Now there’s a challenge for a Diamond Jubilee year!

Image from Wikimedia Commons

Say It With Flowers

In this Diamond Jubilee year of the second Elizabeth (of whose perfume tastes we know little) let’s remember her great royal namesake who died after a reign of 45 years on March 24 1603. It is well attested that Elizabeth Tudor had a particularly acute sense of smell, and an especial detestation of the then fashionable trick of treating soft leather with lavender oil: this brought on the violent nervous headaches to which the Queen was prone. We have the amusing tale of her ordering some courtier out of her presence on account of his perfumed cape only to have him best her (a rare event) with his riposte “Tush, Madam, tis my boots that stink!”

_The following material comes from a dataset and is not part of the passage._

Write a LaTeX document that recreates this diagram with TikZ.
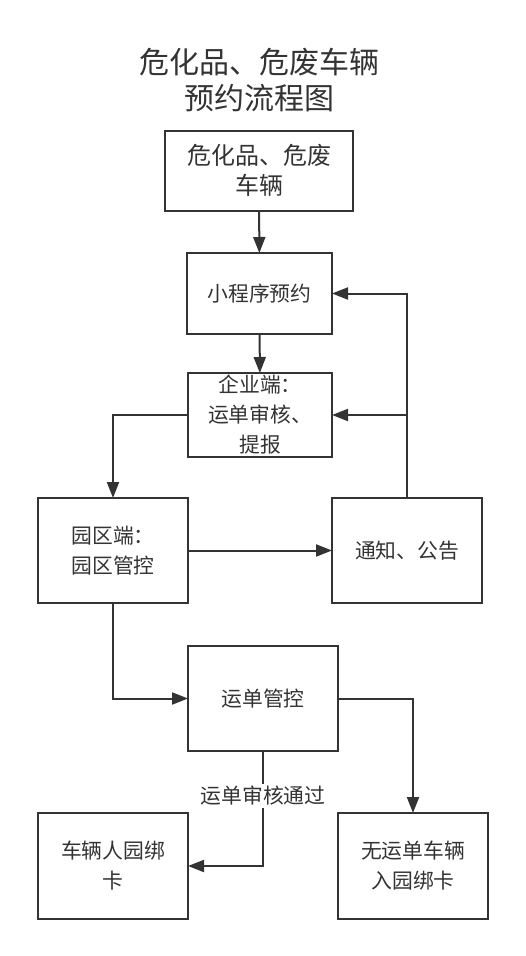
\documentclass[tikz,border=0pt]{standalone}
\usepackage{fontspec}
\setmainfont{Noto Sans CJK SC}
\usetikzlibrary{arrows.meta}
\definecolor{ink}{HTML}{333333}
\begin{document}
\begin{tikzpicture}[x=0.75pt,y=-0.75pt,
  box/.style={draw=ink,line width=1.5pt,inner sep=0pt,outer sep=0pt,align=center,
    text=ink,font=\fontsize{15.6}{22.5}\selectfont},
  arr/.style={draw=ink,line width=1.5pt,-{Triangle[length=12pt,width=9pt]}},
  lab/.style={fill=white,text=ink,inner sep=2pt,font=\fontsize{15.6}{22.5}\selectfont}]
\useasboundingbox (0,0) rectangle (525,956);
\node[text=ink,align=center,font=\fontsize{22.5}{27}\selectfont] (title) at (259,80) {危化品、危废车辆\\预约流程图};
\node[box,minimum width=141pt,minimum height=60pt,font=\fontsize{18}{22.5}\selectfont] (b1) at (259,170.5) {危化品、危废\\车辆};
\node[box,minimum width=108.75pt,minimum height=60.75pt] (b2) at (259.5,293.5) {小程序预约};
\node[box,minimum width=108pt,minimum height=63pt] (b3) at (260,415) {企业端：\\运单审核、\\提报};
\node[box,minimum width=112.5pt,minimum height=78.75pt] (b4) at (113,550.5) {园区端：\\园区管控};
\node[box,minimum width=112.5pt,minimum height=78.75pt] (b5) at (407,550.5) {通知、公告};
\node[box,minimum width=112.5pt,minimum height=78.75pt] (b6) at (263,698.5) {运单管控};
\node[box,minimum width=112.5pt,minimum height=79.5pt] (b7) at (113,866) {车辆人园绑\\卡};
\node[box,minimum width=112.5pt,minimum height=79.5pt] (b8) at (413,866) {无运单车辆\\入园绑卡};
\draw[arr] (b1) -- (b2);
\draw[arr] (b2) -- (b3);
\draw[arr] (b3.west) -| (b4.north);
\draw[arr] (b4) -- (b5);
\draw[arr] (b5.north) |- (b2.east);
\coordinate (br) at (b5.north |- b3.east);
\draw[arr] (br) -- (b3.east);
\draw[arr] (b4.south) |- (b6.west);
\draw[arr] (b6.east) -| (b8.north);
\coordinate (cn) at (b6.south |- b7.east);
\draw[arr] (b6.south) -- node[lab,pos=0.39] (l1) {运单审核通过} (cn) -- (b7.east);
\end{tikzpicture}
\end{document}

And the devastating anecdote of the poor man who broke wind when bowing to his sovereign and hid his mortification in self-imposed exile for seven years. When finally he re-appeared at Court Elizabeth was at her most charming,gracious and hospitable before remarking over her shoulder as she swept out, “We hath quite forgot the fart…”

The Virgin Queen bathed more often than was considered safe for her health; about once a month. Her near-fatal smallpox of smallpox in 1562 was attributed to this dangerous indulgence. Elizabeth’s daily hygiene routine would have consisted of wipings down with cloths soaked in rosewater, colognes and spirits. Spring water was also imported from spas for her use, London sources being far too filthy to use. To sweeten the breath it was then logically but fatally thought well to swill the mouth with vinegar, honey and sugar. Vain of the whiteness of her skin and her long delicate fingers the Queen cut a far more attractive figure however than her successor James 1st whose hands, perennially unwashed, were said be as soft as black silk.

For propaganda purposes Elizabeth sat for a succession of portraits which defined her popular image according to strict government guidelines, and which became more symbolically complex as they grew increasingly less realistic. The Rainbow Portrait was painted when the Queen was sixty seven but there is no acknowledgement of this in the painting: she is fantastic in appearance, literally ageless. She holds the eponymous Rainbow in her left hand – we are tactfully reminded that without the Sun (Elizabeth herself) the Rainbow cannot exist – and we think of Iris, the goddess who trailed her multi-coloured cloak across the sky and gave her name to the exquisite flowers which even in Tudor times played such a key role in perfumery: orris powder, from the dried and pulverised iris roots, was used to scent clothing, hair, closets, chests and linens.

The Rainbow portrait is so crammed with symbols that a small book might be written on its various possible meanings; the point is that in an age of illiteracy these now enigmatic emblems would have been immediately understood and appreciated by everyone who saw the painting itself, and the innumerable cheap prints and copies which took the Queen’s image to the masses.

Let’s take only one detail: the plants embroidered on the royal bodice. Elizabeth is personified as the virgin goddess Astraea who dwelled on Earth in the Golden Age when the world was one vast (and surely English) flower meadow.
Furthermore, each plant has a specific meaning:

The Arum – for ardour (and devotion to duty)

The Cowslip – for grace and youth (the Queen’s, naturally)

The Honeysuckle – for fidelity and the bonds of love (between the Queen and her subjects)

The Pansies – for her wise thoughts

The Acorn – for immortality, and for the English oak which built the ships that destroyed the Armada and founded the Elizabethan empire

The Rose – the Tudor badge and the emblem of the Virgin

The Carnation – a woman’s love (for her people)

The Violet – faithfulness

This rich, compact but elaborate shorthand may suggest to you a new approach to assessing a perfume, reflecting on the ingredients and their arcane significance; what may still be concealed from us is the alchemical relevance of the scents of the flowers and their medicinal properties. Construct your own iconic perfumed image: per perfuma ad astra!